The issue of which celebrity spokesperson for the interests of the ruling class will be elevated to a bully pulpit doesn't affect much. But it conveniently creates even more fear.

When you vote out the guy everybody loved to hate and replace him with an articulate person of color with a glamorous wife and darling children, what do you get? The same rep for the Pentagon stays on board as Secretary of "Defense" and successive war supplemental funding bills keep pouring more dollars down the same rat hole. The annual military funding bill gets bigger, too. But you, the voter, now hold what you believe is a "Get-out-of-racism-free" card that they will have to pry from your cold, dead hands to get it away from you.

Fear the former vice presidential candidate for the G.O.P.! Fear her ignorance and her even more agressively stupid doppelgangers! Spend time on the internet sending insulting jokes about her to your friends.

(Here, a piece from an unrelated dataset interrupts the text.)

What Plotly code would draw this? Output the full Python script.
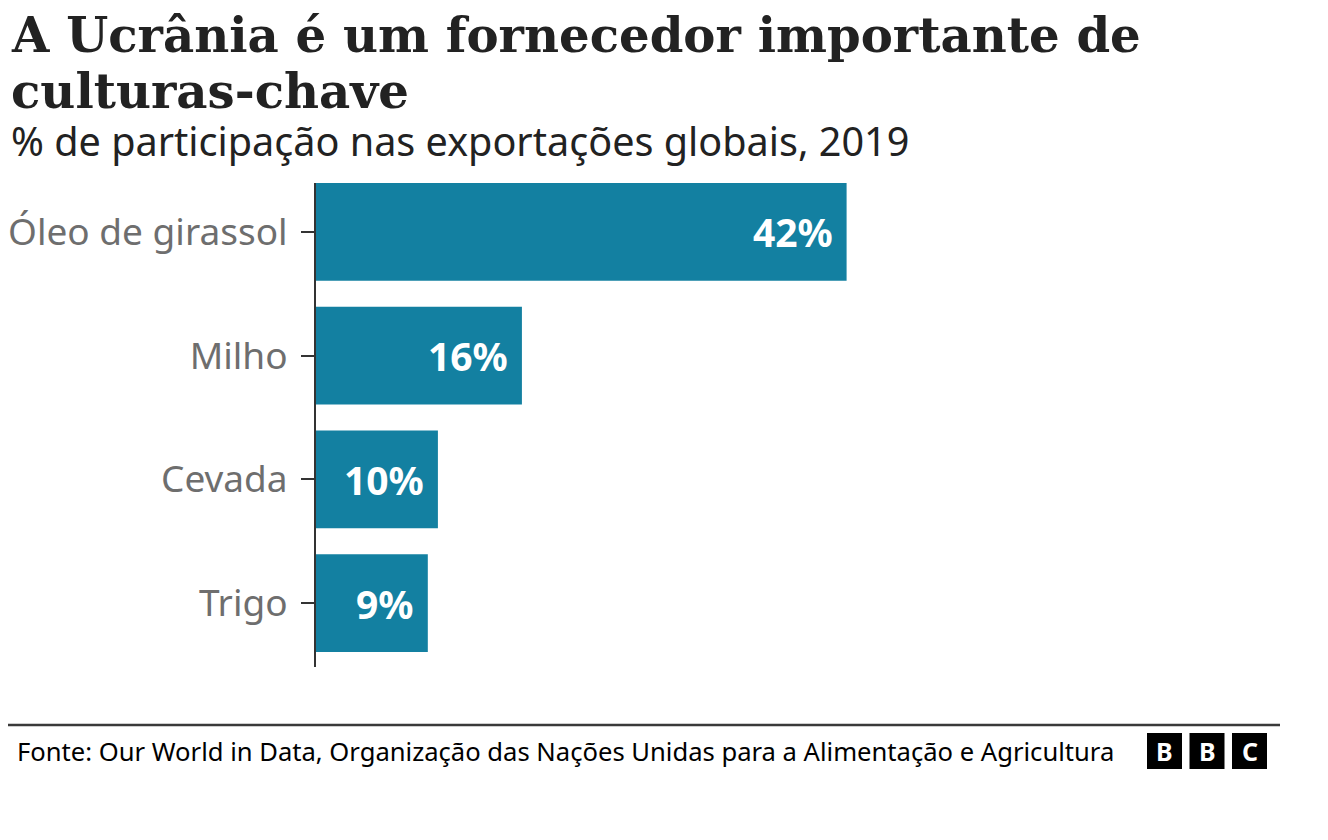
import plotly.graph_objects as go

# dados
culturas = ['Óleo de girassol', 'Milho', 'Cevada', 'Trigo']
participacao = [42, 16.3, 9.65, 8.85]
rotulos = ['42%', '16%', '10%', '9%']

titulo1 = 'A Ucrânia é um fornecedor importante de'
titulo2 = 'culturas-chave'
subtitulo = '% de participação nas exportações globais, 2019'
fonte = 'Fonte: Our World in Data, Organização das Nações Unidas para a Alimentação e Agricultura'

# a pagina tem 8px de margem, por isso tudo vai 8px para tras
OFF = 8
W, H = 1328, 840
L, T = 316 - OFF, 183 - OFF
PB = 667 - OFF          # fundo da area do grafico
B = H - PB
PW = 758
PH = PB - T
R = W - L - PW


def px(x):
    return (x - OFF - L) / PW


def py(y):
    return (PB - (y - OFF)) / PH


fig = go.Figure()
fig.add_trace(go.Bar(
    x=participacao, y=culturas, orientation='h',
    marker=dict(color='#1380A1', line=dict(width=0)),
    hoverinfo='skip',
))

anns = []
for c, v, r in zip(culturas, participacao, rotulos):
    anns.append(dict(x=v, y=c, xref='x', yref='y', text='<b>%s</b>' % r,
                     xanchor='right', yanchor='middle', xshift=-12, showarrow=False,
                     font=dict(family='Noto Sans', size=39, color='white')))

anns.append(dict(x=px(9), y=py(35), xref='paper', yref='paper', text='<b>%s</b>' % titulo1,
                 xanchor='left', yanchor='middle', showarrow=False,
                 font=dict(family='DejaVu Serif', size=48.2, color='#222222')))
anns.append(dict(x=px(9), y=py(91), xref='paper', yref='paper', text='<b>%s</b>' % titulo2,
                 xanchor='left', yanchor='middle', showarrow=False,
                 font=dict(family='DejaVu Serif', size=48.2, color='#222222')))
anns.append(dict(x=px(9), y=py(141), xref='paper', yref='paper', text=subtitulo,
                 xanchor='left', yanchor='middle', showarrow=False,
                 font=dict(family='Noto Sans', size=39.6, color='#222222')))
anns.append(dict(x=px(15), y=py(751), xref='paper', yref='paper', text=fonte,
                 xanchor='left', yanchor='middle', showarrow=False,
                 font=dict(family='Noto Sans', size=25.6, color='#000000')))

shapes = [dict(type='line', xref='paper', yref='paper', x0=px(OFF), x1=px(1280),
               y0=py(725), y1=py(725), line=dict(color='#3a3a3a', width=2.5))]

# logo BBC
for i, letra in enumerate('BBC'):
    x0 = 1147 + i * 42.5
    shapes.append(dict(type='rect', xref='paper', yref='paper',
                       x0=px(x0), x1=px(x0 + 35), y0=py(769), y1=py(733),
                       fillcolor='#000000', line=dict(width=0)))
    anns.append(dict(x=px(x0 + 17.5), y=py(751), xref='paper', yref='paper',
                     text='<b>%s</b>' % letra, showarrow=False,
                     xanchor='center', yanchor='middle',
                     font=dict(family='Noto Sans', size=25, color='white')))

fig.update_layout(
    width=W, height=H,
    margin=dict(l=L, r=R, t=T, b=B, pad=0, autoexpand=False),
    paper_bgcolor='white', plot_bgcolor='white',
    showlegend=False,
    bargap=0.21,
    annotations=anns,
    shapes=shapes,
    xaxis=dict(range=[0, 60], visible=False, fixedrange=True, automargin=False),
    yaxis=dict(
        categoryorder='array', categoryarray=culturas,
        autorange=False, range=[3.516, -0.395],
        automargin=False,
        showline=True, linecolor='#333333', linewidth=2,
        ticks='outside', ticklen=13, tickwidth=2, tickcolor='#333333',
        ticklabelstandoff=6,
        tickfont=dict(family='Noto Sans', size=37, color='#6e6e6e'),
        showgrid=False, zeroline=False, fixedrange=True,
    ),
)

fig.write_html('out.html')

Then go shopping.

Some say the cult of celebrity is a modern phenomenon, fueled by mass communications, focus group research, and elocution coaching.

But Shakespeare's play Julius Caesar is believed to have been written in 1599. It opens with a scene where two patricians query commoners about why they are idling in festive garb. Turns out they the people are waiting for Caesar's parade to pass by so they can cheer for him. Weren't you standing here last time to cheer Pompey? Don't you know Caesar killed Pompey, you bunch of blockheads? say the patricians before shooing them away.

Later at the funeral oration the playwright has some more fun with this. When Brutus speaks, the rabble calls out their admiration. Then it's Mark Antony's turn, he trashes Brutus, and suddenly the mob is all for crowning him.

So this tendency is nothing new.

And pouring energy into electing a talking head isn't activism.